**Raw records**
-------------------------

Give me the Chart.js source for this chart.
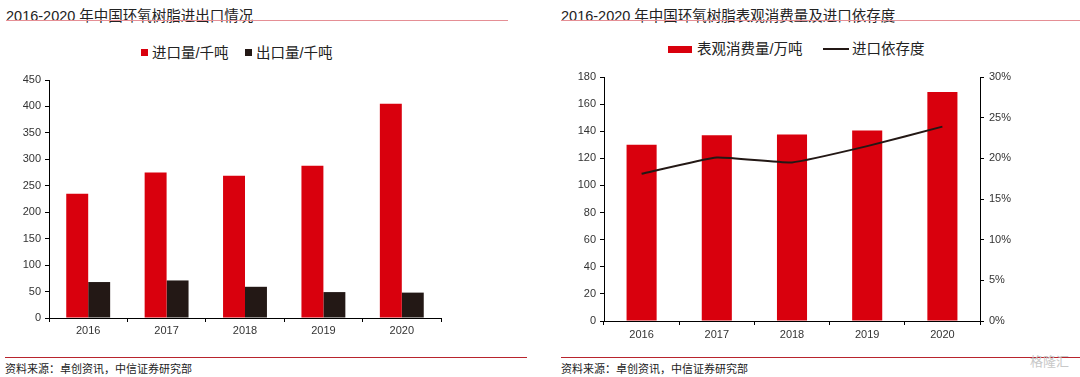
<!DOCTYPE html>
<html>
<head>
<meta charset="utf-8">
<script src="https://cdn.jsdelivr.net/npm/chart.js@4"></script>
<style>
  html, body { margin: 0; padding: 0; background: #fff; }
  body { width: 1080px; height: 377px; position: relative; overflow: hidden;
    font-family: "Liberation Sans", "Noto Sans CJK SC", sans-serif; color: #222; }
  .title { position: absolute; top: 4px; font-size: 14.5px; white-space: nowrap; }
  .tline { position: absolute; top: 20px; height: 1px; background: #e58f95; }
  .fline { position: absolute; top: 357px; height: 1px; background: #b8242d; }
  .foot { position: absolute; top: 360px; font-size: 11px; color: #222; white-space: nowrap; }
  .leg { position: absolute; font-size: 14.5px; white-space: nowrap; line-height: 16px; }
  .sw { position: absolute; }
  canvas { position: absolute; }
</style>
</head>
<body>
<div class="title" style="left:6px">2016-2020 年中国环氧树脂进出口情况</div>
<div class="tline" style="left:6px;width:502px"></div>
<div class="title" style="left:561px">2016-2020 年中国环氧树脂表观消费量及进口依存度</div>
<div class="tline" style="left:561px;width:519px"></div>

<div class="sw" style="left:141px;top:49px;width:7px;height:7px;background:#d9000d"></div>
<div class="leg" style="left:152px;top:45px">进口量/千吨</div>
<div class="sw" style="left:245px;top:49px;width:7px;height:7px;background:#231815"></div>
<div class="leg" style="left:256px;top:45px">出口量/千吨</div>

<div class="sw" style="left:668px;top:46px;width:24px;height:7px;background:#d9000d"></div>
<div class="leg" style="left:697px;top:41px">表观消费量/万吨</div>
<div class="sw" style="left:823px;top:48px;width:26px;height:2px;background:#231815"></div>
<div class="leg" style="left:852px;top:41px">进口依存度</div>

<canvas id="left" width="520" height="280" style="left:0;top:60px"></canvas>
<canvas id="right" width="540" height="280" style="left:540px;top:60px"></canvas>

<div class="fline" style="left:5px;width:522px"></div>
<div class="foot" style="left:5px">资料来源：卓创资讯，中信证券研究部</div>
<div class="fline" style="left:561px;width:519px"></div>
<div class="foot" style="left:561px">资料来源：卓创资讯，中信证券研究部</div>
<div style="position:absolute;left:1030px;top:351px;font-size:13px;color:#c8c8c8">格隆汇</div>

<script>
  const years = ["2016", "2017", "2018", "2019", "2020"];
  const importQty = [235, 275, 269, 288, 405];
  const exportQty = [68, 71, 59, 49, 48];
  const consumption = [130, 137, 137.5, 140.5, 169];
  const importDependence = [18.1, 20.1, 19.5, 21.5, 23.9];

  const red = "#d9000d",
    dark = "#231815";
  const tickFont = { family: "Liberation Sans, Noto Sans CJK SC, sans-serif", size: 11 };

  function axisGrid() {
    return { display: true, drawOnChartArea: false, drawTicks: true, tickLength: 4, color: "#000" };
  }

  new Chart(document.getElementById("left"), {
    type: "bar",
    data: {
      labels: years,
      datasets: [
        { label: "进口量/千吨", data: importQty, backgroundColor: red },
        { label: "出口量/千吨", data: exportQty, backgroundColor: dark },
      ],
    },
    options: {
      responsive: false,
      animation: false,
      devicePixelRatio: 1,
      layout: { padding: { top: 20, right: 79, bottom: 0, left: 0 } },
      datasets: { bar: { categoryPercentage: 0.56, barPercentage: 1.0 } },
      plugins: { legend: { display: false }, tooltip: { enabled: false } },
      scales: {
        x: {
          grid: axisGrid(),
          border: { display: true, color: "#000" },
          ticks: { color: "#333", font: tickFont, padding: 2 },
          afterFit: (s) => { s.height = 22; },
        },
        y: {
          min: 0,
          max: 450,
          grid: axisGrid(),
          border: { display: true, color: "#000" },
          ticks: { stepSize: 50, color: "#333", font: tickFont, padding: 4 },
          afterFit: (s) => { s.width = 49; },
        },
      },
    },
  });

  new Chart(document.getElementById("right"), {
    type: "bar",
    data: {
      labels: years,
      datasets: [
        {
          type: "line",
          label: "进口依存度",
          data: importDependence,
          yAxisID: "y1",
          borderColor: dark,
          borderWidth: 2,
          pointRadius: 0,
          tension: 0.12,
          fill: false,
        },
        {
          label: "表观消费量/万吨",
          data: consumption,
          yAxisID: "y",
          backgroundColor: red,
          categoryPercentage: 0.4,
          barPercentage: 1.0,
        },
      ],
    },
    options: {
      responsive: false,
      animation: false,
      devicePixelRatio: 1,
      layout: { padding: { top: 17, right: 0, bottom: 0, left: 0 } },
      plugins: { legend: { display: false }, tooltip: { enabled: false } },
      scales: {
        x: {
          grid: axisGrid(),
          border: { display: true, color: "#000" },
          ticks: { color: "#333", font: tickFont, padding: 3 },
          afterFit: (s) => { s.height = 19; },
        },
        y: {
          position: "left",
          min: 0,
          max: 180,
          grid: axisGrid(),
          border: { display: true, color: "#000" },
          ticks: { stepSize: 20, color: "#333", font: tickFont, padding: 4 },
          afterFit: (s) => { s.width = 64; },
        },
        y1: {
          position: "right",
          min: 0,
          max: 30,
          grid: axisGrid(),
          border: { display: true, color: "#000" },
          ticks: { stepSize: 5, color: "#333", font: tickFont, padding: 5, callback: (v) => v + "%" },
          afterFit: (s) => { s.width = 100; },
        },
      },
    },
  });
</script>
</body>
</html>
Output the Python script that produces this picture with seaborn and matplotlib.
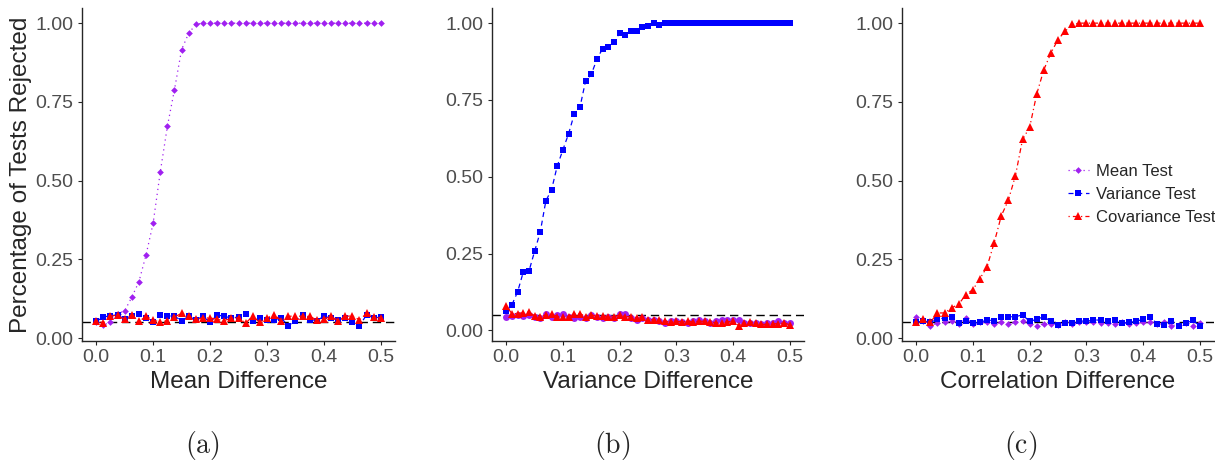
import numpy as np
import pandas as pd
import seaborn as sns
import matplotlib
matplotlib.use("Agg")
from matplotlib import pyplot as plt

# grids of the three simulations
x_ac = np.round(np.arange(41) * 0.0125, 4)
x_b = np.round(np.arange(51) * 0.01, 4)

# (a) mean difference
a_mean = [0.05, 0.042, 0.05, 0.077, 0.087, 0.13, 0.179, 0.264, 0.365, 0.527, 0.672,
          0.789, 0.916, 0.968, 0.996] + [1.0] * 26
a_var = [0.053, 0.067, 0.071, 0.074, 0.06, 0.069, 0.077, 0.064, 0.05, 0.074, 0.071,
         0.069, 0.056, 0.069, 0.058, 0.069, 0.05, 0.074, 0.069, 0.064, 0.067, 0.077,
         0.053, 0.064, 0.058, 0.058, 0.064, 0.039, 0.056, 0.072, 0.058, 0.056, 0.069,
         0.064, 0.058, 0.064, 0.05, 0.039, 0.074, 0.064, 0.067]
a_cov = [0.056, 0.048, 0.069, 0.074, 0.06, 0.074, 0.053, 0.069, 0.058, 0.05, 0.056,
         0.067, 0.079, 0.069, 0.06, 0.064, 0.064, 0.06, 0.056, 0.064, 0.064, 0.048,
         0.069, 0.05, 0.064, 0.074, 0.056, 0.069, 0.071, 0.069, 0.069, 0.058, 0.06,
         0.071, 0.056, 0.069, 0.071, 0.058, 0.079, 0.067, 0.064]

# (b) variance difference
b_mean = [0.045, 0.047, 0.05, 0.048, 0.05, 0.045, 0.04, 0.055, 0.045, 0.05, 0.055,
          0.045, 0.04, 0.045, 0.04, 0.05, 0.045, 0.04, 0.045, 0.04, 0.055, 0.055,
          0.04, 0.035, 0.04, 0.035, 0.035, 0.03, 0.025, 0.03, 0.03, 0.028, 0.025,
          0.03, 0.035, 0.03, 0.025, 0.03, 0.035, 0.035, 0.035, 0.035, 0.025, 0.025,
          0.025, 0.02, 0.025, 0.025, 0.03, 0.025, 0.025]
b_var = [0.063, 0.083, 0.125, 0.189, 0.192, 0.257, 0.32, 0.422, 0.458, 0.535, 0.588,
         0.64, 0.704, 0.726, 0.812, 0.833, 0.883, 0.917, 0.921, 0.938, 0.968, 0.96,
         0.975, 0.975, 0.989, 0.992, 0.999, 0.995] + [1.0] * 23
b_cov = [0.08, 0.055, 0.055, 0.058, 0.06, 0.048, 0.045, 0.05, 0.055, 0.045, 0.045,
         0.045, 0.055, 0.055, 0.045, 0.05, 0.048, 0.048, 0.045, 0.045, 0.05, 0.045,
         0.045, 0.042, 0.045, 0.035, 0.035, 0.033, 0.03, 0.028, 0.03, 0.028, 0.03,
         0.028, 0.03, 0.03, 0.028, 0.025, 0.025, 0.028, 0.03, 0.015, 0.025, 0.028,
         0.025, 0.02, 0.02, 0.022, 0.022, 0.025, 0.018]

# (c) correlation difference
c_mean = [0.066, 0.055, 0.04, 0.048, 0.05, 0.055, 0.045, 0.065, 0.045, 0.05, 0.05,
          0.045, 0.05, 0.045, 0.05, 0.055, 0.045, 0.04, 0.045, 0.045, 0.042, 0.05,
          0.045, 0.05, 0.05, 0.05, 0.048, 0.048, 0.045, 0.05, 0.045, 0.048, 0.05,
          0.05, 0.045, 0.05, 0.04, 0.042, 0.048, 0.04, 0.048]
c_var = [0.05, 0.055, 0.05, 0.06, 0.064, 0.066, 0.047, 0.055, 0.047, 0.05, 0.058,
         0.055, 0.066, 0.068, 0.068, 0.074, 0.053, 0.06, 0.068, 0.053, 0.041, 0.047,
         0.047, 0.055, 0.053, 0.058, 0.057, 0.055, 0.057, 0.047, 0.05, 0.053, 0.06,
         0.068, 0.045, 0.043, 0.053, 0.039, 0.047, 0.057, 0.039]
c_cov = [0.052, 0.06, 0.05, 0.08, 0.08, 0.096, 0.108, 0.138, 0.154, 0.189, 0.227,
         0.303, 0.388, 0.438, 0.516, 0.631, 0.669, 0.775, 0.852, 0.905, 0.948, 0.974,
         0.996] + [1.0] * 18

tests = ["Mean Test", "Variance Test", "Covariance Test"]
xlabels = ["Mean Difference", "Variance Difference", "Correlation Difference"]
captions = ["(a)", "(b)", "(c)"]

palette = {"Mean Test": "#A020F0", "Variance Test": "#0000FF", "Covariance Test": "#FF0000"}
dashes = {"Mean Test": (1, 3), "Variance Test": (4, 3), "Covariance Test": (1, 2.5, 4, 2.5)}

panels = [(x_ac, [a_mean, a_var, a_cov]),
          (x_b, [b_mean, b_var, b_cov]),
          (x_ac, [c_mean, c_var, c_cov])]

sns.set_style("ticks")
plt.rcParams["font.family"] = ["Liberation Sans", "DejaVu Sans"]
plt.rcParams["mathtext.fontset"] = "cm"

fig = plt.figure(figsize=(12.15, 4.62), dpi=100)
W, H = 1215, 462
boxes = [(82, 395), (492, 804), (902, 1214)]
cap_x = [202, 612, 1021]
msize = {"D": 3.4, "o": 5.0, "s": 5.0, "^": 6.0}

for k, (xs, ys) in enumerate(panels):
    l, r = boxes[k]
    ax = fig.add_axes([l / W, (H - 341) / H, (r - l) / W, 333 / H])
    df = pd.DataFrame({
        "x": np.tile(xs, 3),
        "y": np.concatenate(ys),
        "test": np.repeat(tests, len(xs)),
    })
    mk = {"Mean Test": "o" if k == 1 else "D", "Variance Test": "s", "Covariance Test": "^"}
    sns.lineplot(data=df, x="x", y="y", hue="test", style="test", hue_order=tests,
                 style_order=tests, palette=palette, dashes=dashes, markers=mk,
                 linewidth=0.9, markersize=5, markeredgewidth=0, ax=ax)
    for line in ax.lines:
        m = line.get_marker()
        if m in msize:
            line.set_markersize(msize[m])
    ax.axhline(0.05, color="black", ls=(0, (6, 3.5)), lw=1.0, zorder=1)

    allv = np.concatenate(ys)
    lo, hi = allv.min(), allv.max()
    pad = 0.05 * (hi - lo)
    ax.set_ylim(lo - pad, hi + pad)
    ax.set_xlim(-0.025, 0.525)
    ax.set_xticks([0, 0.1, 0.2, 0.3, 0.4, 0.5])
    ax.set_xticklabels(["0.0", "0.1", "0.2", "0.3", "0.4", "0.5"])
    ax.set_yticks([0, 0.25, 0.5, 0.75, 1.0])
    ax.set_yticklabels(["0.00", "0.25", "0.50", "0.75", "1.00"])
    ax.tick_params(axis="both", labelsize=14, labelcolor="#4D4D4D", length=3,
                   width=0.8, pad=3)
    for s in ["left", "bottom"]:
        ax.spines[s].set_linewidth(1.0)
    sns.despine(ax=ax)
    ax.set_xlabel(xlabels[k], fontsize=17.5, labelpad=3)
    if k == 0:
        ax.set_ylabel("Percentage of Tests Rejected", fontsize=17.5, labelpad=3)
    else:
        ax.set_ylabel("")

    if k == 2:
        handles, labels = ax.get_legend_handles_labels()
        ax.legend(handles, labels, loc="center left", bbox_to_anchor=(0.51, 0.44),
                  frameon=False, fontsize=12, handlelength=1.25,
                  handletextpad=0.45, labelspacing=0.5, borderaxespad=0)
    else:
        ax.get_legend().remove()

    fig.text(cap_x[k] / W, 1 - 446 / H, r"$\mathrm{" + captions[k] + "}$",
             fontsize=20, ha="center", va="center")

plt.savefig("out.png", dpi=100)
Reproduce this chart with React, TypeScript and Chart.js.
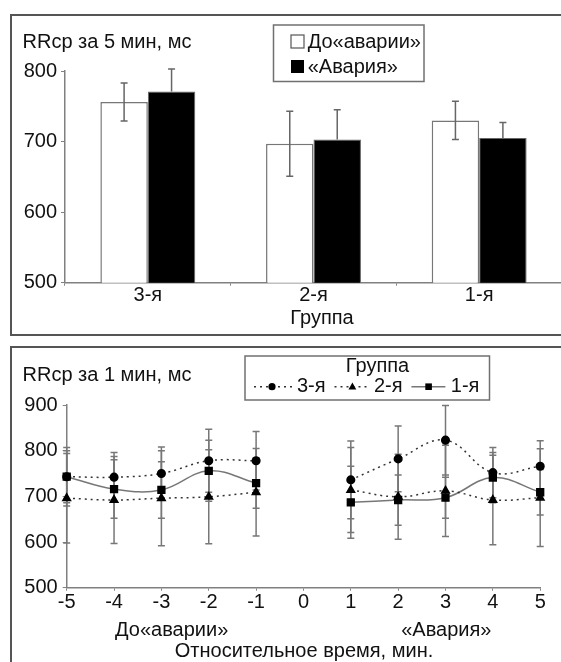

-------------------------

**Task prompt**
Your copy should hold only the lines from the one containing "Output the Python" through the one containing "x_b = np.round(np.arange(51) * 0.01, 4)", word for word, with no pictures.

**Written answer**
Output the Python script that produces this picture with seaborn and matplotlib.
import numpy as np
import pandas as pd
import seaborn as sns
import matplotlib
matplotlib.use("Agg")
from matplotlib import pyplot as plt

# grids of the three simulations
x_ac = np.round(np.arange(41) * 0.0125, 4)
x_b = np.round(np.arange(51) * 0.01, 4)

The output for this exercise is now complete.